See below the European Court of Human Rights (ECHR) Memorandum produced for the European Union (EU) Referendum Bill as introduced in the House of Lords by Baroness Anelay, Minister of State of the Foreign and Commonwealth Office, with the following statement:
“In my view the provisions of the European Union Referendum Bill are compatible with the Convention rights”.
In the case of the EU Referendum Bill this interpretation allows exclusion from within the scope of the European Convention on Human Rights, of the right to vote in referendums as well as the national right to vote of British citizens after a 15 year break in UK residency, while including in the franchise under European law, Commonwealth and Irish citizens resident or formerly resident in Gibraltar (the latter included within the South West Region of England for European Parliamentary elections).
The net result for the EU Referendum franchise, is an anomalous and unfair outcome for British citizens after a 15 year break in UK residency , particularly those living within another EU member state, under European law and directly impacted.

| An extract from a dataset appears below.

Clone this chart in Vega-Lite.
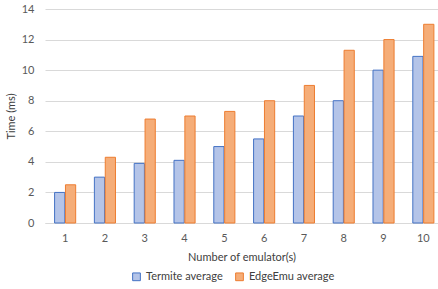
{
  "$schema": "https://vega.github.io/schema/vega-lite/v6.json",
  "width": 393,
  "height": 214,
  "autosize": {"type": "none"},
  "padding": {"left": 45, "top": 9, "right": 0, "bottom": 66},
  "background": "white",
  "config": {
    "view": {"stroke": null},
    "font": "Lato",
    "axis": {"labelFont": "Lato", "titleFont": "Lato", "labelColor": "#595959", "titleColor": "#404040", "labelFontSize": 11, "titleFontSize": 11, "titleFontWeight": "normal"}
  },
  "data": {
    "values": [
      {"n": "1", "series": "Termite average", "t": 2.0},
      {"n": "2", "series": "Termite average", "t": 3.0},
      {"n": "3", "series": "Termite average", "t": 3.9},
      {"n": "4", "series": "Termite average", "t": 4.1},
      {"n": "5", "series": "Termite average", "t": 5.0},
      {"n": "6", "series": "Termite average", "t": 5.5},
      {"n": "7", "series": "Termite average", "t": 7.0},
      {"n": "8", "series": "Termite average", "t": 8.0},
      {"n": "9", "series": "Termite average", "t": 10.0},
      {"n": "10", "series": "Termite average", "t": 10.9},
      {"n": "1", "series": "EdgeEmu average", "t": 2.5},
      {"n": "2", "series": "EdgeEmu average", "t": 4.3},
      {"n": "3", "series": "EdgeEmu average", "t": 6.8},
      {"n": "4", "series": "EdgeEmu average", "t": 7.0},
      {"n": "5", "series": "EdgeEmu average", "t": 7.3},
      {"n": "6", "series": "EdgeEmu average", "t": 8.0},
      {"n": "7", "series": "EdgeEmu average", "t": 9.0},
      {"n": "8", "series": "EdgeEmu average", "t": 11.3},
      {"n": "9", "series": "EdgeEmu average", "t": 12.0},
      {"n": "10", "series": "EdgeEmu average", "t": 13.0}
    ]
  },
  "mark": {"type": "bar", "strokeWidth": 1},
  "encoding": {
    "x": {
      "field": "n", "type": "ordinal", "sort": null,
      "scale": {"paddingInner": 0.47, "paddingOuter": 0.172, "align": 0.7},
      "axis": {"title": "Number of emulator(s)", "labelAngle": 0, "ticks": false, "domain": true, "domainColor": "#d9d9d9", "domainWidth": 1, "labelPadding": 9, "titlePadding": 8, "grid": false}
    },
    "xOffset": {"field": "series", "type": "nominal", "sort": ["Termite average", "EdgeEmu average"], "scale": {"paddingInner": 0.06}},
    "y": {
      "field": "t", "type": "quantitative",
      "scale": {"domain": [0, 14], "nice": false},
      "axis": {"title": "Time (ms)", "values": [0, 2, 4, 6, 8, 10, 12, 14], "ticks": false, "domain": false, "gridColor": "#d9d9d9", "labelPadding": 11, "titlePadding": 5}
    },
    "fill": {
      "field": "series", "type": "nominal",
      "scale": {"domain": ["Termite average", "EdgeEmu average"], "range": ["#b4c4e8", "#f5ad78"]},
      "legend": {
        "title": null, "orient": "none", "direction": "horizontal", "legendX": 86, "legendY": 262,
        "symbolType": "square", "symbolSize": 60, "symbolStrokeWidth": 1,
        "labelFont": "Lato", "labelFontSize": 11, "labelColor": "#404040", "columnPadding": 10
      }
    },
    "stroke": {
      "field": "series", "type": "nominal",
      "scale": {"domain": ["Termite average", "EdgeEmu average"], "range": ["#4472c4", "#ed7d31"]},
      "legend": null
    }
  }
}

Concerning the human rights issues, the following extracts from this ECHR Memorandum demonstrate the contrasting interpretations concerning Commonwealth and Irish citizens resident in Gibraltar (bound by European law) and British citizens after a 15 year break in UK residency, whether now living within another EU member state (also bound by European law) or elsewhere:
13. Clause 2 sets out that the following people are entitled to vote at the referendum:
c. Commonwealth and Irish citizens who on the date of the referendum would be entitled to vote in Gibraltar as electors of a European Parliamentary election in the combined electoral region [i.e. the South West Region of England] in which Gibraltar is comprised.

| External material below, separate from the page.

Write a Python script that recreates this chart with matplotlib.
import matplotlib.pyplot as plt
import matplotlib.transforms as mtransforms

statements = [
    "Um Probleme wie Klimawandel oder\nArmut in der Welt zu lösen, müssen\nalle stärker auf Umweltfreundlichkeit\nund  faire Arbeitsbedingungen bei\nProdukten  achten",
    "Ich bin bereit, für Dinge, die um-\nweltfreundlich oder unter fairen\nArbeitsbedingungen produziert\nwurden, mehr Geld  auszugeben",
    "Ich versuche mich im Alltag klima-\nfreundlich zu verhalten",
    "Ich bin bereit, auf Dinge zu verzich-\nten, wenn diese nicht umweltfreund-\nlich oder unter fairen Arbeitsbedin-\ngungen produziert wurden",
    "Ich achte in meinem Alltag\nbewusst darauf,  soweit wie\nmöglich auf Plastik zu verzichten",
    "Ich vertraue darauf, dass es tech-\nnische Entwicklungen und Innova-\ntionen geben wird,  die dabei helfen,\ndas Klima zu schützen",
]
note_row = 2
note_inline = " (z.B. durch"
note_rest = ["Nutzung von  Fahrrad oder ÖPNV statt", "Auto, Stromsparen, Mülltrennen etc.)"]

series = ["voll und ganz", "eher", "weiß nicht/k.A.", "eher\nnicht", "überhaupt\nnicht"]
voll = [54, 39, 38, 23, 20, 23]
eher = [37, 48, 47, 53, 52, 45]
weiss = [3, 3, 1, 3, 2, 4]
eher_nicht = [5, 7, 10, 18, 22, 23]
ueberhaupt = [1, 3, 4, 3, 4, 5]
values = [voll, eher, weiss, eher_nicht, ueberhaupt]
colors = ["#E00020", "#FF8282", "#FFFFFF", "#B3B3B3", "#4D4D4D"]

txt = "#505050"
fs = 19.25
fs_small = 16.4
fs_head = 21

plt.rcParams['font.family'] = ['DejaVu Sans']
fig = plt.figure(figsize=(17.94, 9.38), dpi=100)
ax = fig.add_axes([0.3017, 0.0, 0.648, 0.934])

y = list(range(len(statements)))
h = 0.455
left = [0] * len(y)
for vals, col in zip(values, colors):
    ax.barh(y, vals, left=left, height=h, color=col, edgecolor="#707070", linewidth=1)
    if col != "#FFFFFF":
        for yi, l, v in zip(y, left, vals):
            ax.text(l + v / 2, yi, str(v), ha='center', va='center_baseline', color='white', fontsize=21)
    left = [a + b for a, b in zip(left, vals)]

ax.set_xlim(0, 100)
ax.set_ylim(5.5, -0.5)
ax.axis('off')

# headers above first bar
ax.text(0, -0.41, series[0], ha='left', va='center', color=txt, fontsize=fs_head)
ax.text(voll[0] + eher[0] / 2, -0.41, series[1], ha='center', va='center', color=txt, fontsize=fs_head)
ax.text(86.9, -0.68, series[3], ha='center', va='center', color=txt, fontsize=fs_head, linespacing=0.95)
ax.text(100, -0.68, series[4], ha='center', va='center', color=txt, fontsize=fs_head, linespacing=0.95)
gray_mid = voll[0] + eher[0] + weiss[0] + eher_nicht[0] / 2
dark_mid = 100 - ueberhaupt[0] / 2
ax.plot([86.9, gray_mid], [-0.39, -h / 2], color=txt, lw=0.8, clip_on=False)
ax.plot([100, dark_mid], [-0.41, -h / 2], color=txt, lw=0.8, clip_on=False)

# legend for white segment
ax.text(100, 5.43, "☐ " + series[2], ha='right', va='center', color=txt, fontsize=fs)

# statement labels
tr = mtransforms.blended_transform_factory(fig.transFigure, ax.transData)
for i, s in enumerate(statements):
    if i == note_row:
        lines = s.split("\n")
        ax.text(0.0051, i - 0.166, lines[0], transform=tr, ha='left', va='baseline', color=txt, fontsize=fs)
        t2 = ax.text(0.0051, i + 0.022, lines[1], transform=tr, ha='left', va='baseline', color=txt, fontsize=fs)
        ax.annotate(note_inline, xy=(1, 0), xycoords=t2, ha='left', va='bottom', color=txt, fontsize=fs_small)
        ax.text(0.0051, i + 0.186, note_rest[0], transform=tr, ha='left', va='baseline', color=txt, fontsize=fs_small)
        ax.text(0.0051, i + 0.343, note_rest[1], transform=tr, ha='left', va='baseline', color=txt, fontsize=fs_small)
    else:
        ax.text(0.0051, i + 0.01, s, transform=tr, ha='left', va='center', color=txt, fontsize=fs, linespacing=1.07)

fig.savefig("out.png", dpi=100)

14. ………For those who derive the right to vote from residence or previous residence in Gibraltar, the franchise is identical to that held under the European Union Act 2011, save for the addition of those Irish citizens who are entitled to vote at European parliamentary elections in Gibraltar. Irish citizens resident in Gibraltar have been added for consistency with Irish citizens resident in the UK.

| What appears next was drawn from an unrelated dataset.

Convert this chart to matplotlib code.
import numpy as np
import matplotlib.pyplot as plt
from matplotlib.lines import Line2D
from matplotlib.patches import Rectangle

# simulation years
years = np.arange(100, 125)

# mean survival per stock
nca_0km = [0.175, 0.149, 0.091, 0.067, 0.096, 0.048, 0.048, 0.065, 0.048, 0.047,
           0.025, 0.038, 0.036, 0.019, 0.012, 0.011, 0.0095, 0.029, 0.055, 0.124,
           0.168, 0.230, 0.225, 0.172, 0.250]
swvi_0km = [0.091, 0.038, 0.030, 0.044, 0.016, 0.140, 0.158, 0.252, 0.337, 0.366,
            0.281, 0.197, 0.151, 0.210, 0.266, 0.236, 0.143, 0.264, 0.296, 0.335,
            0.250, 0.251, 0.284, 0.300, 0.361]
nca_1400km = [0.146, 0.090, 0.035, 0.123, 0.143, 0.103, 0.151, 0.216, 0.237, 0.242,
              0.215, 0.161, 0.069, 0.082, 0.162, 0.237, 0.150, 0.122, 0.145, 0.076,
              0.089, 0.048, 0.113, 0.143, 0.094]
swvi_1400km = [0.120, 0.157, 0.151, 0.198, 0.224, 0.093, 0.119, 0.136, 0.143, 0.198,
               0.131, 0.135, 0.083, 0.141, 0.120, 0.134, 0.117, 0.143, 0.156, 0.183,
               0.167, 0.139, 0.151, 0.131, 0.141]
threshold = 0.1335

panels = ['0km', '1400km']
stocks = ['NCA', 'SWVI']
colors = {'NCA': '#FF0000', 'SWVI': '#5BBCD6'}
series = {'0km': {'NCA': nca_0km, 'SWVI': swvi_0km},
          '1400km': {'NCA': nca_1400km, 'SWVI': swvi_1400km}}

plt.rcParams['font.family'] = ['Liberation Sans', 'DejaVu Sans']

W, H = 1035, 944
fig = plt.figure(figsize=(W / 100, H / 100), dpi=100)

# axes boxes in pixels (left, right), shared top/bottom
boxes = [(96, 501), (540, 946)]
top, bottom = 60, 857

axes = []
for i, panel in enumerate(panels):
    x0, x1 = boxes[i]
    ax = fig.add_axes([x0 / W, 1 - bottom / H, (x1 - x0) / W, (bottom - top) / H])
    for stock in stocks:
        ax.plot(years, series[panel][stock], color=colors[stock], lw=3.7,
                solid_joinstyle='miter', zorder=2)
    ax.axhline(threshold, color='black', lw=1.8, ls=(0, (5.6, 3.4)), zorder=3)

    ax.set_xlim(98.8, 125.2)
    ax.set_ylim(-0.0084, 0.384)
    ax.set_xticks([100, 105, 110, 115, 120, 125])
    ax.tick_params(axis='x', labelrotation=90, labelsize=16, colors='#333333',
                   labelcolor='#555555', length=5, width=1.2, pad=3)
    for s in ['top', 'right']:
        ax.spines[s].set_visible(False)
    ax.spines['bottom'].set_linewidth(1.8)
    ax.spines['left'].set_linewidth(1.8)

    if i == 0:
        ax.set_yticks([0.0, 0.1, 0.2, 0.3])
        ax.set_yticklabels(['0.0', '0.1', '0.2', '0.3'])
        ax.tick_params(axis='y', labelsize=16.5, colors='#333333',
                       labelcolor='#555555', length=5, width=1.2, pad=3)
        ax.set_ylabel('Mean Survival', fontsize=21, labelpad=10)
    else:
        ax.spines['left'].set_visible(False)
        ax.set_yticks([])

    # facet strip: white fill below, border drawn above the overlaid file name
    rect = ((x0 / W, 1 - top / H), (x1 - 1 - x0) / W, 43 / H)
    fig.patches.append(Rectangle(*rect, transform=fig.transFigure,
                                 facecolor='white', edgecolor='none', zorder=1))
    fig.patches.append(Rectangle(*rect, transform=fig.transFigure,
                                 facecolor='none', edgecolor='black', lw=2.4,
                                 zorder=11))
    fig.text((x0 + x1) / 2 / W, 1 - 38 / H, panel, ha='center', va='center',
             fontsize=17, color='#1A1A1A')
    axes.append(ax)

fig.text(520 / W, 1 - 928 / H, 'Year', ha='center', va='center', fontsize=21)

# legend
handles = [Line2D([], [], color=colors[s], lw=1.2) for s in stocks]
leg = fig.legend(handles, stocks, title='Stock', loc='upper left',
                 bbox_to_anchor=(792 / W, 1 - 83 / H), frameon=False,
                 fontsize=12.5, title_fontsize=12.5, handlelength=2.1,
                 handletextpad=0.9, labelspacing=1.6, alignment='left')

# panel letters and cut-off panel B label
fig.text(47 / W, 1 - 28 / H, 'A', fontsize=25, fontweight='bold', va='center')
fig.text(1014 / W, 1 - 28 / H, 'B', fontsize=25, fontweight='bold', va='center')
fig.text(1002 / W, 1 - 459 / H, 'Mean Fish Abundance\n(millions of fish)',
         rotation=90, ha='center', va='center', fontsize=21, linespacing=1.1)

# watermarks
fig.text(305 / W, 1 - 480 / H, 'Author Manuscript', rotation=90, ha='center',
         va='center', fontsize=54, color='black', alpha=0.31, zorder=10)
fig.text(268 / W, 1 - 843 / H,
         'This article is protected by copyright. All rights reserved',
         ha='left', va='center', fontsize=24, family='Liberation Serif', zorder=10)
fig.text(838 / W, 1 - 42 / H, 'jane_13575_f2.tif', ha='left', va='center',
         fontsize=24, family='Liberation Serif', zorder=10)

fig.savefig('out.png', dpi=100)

17. Case law establishes that referendums do not fall within the scope of Article 3 of Protocol 1 [to the ECHR (the right to free and fair elections)] because they are not “elections concerning the choice of the legislature” and, accordingly, that no right to vote in a referendum is derived from that Article.
22. a. As regards UK citizens who are resident abroad and do not qualify as overseas voters or service voters, the European Court of Human Rights has held in the case of Shindler that excluding individuals from the UK parliamentary franchise after a 15 year break in residency is compatible with Article 3 of Protocol 1.